Free agent quarterback Colin Kaepernick has filed a grievance against the National Football League for collusion. He claims that NFL teams have not signed him because owners and executives of two or more teams have decided together not to signhim due to his political opinions.
Collusion requires cooperation between two or more teams—or any team and the NFL league office.
It is not unlikely that at some point this season or before it, the executives of some NFL team met to discuss signing a new quarterback and considered Kaepernick as an option. It is possible that the executives of this team decided against Kaepernick because they believe his actions and political views would be a distraction.
Instead, nearly every team that signed a quarterback over the past few months signed one with statistically worse numbers than Kaepernick.
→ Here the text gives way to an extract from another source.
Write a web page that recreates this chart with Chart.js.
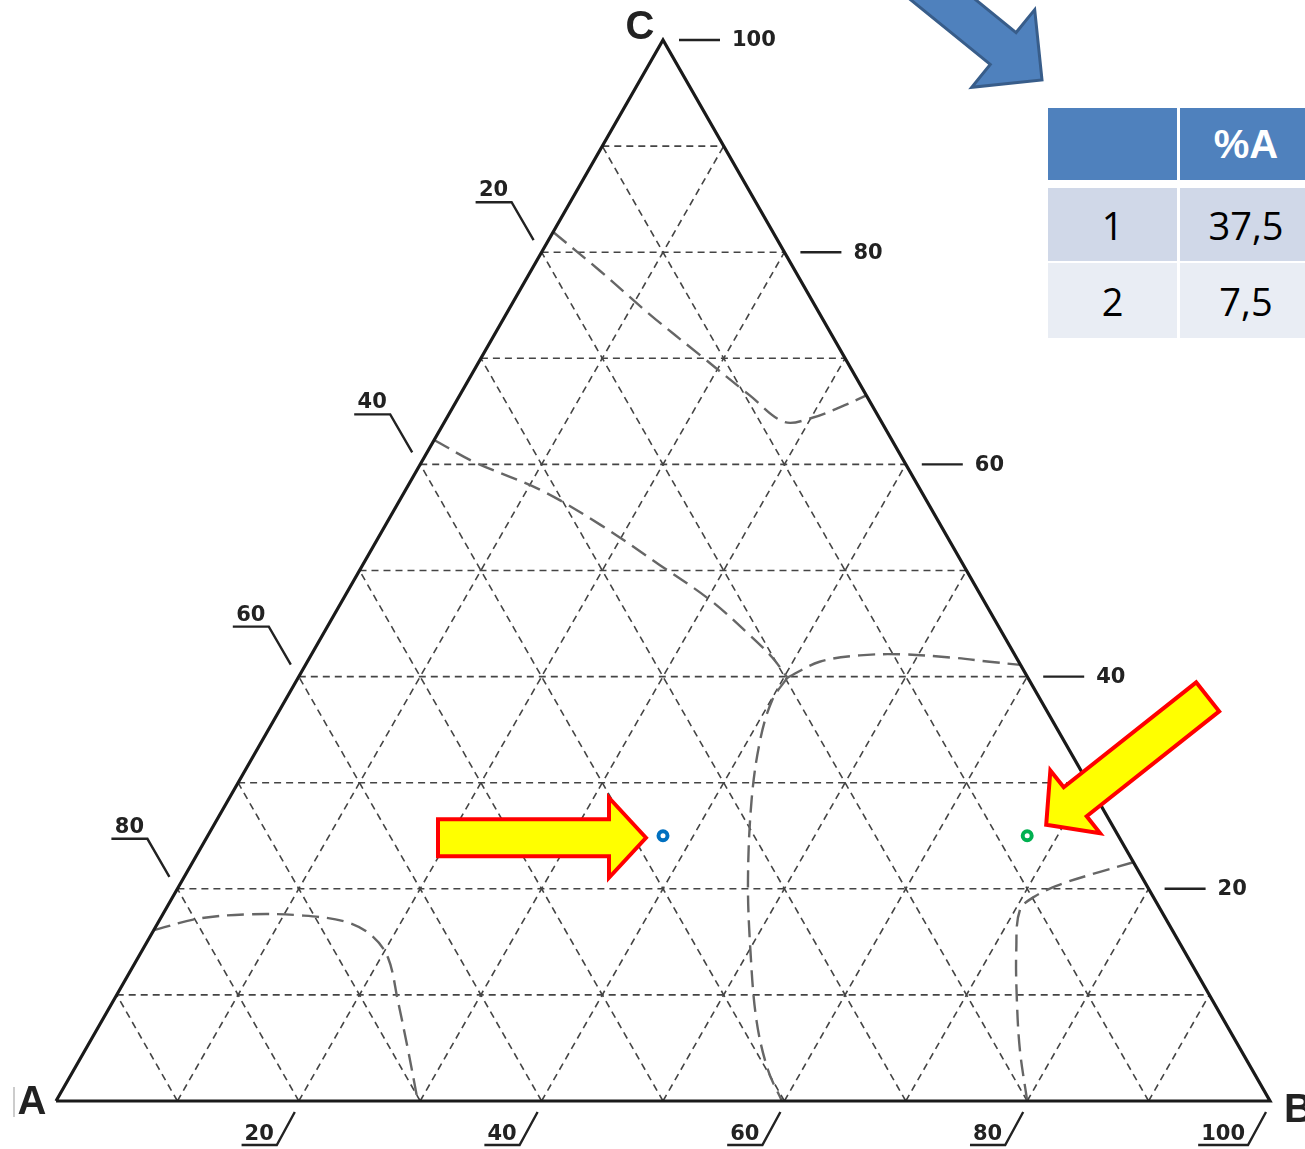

This in and of itself is not collusion, even if several teams passed on him for similar reasons at several points during the season. The NFL rules state that there is nothing illegal about passing on Kaepernick simply because team executives don’t like him. To prove collusion, Kaepernick would have to prove that two or more teams conspired to deny him an opportunity in the NFL.
For Kaepernick’s grievance to be considered, he must find evidence of collusion: an email, text message or sworn testimony from a witness, for example. Kaepernick’s lawyers may have such evidence—but only time will tell.
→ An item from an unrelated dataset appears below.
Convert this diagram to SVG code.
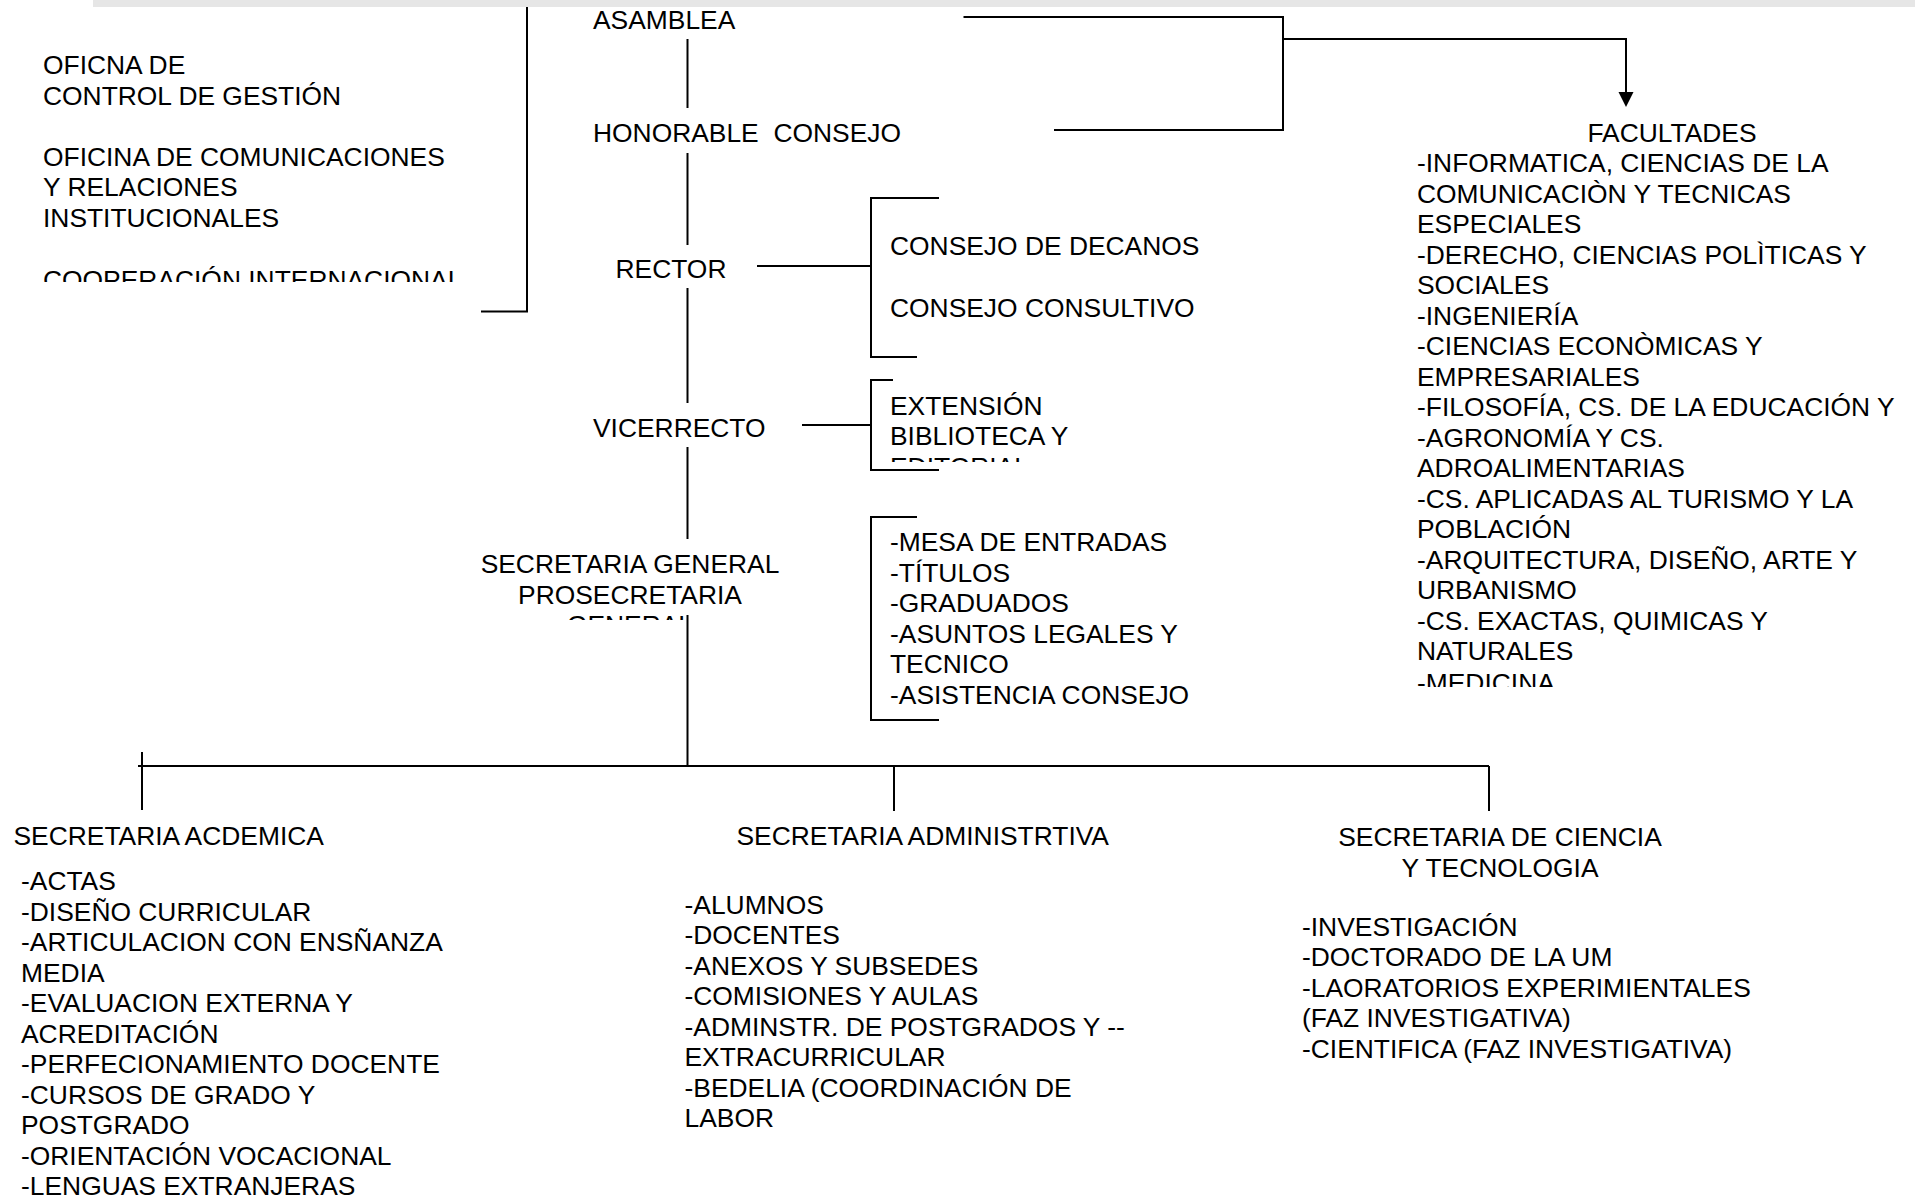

This evidence of collusion must have occurred within the last 90 days, as the NFL’s collective bargaining agreement mandates that the grievance be within that time.
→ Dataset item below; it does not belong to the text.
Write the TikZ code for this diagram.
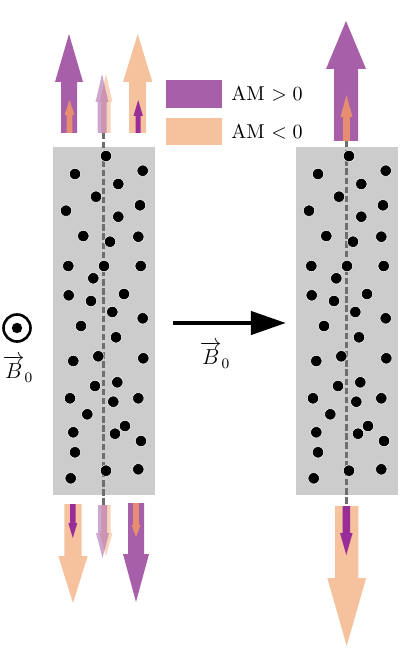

The simple fact that Kaepernick is statistically “better” than other quarterbacks in the league does not prove collusion. It really doesn’t prove anything as far as the NFL is concerned, considering these quarterbacks may have certain skills that a team is seeking.
Several analysts have also mentioned President Donald Trump and his comments on the situation. He has publicly tweeted his views that any player who kneels during the national anthem should be cut from the roster. This seems to be in the same vein as Dallas Cowboys owner Jerry Jones’ statement last week, who said that any player who kneels for the national anthem will not play in the game.
The difference, however, is that collusion with Trump does not prove collusion. Since Trump is not governed by the NFL, owners and executives agreeing with or even communicating with him are not legally relevant to collusion charges—though other Constitutional issues may arise from such communication.
At the beginning of the offseason, Kaepernick decided to opt out of his San Francisco 49ers contract, however, this is largely irrelevant to his collusion case; if teams colluded against him in recent months, his opting out of that contract for other reasons is inconsequential.
The same can be said if Kaepernick decides to forego contracts with NFL teams. He may not see eye to eye with some teams—like Jones and the Cowboys—or may not be offered a starting position, this does not defeat his case.
The overall outcome of this situation remains unknown. The timing could suggest that Kaepernick and his legal team feel they have enough evidence to move forward confidently with the grievance. The 90 day statute of limitations may have been about to expire. Or, it could be a way to keep his issues in the public eye in hopes of change and social reform.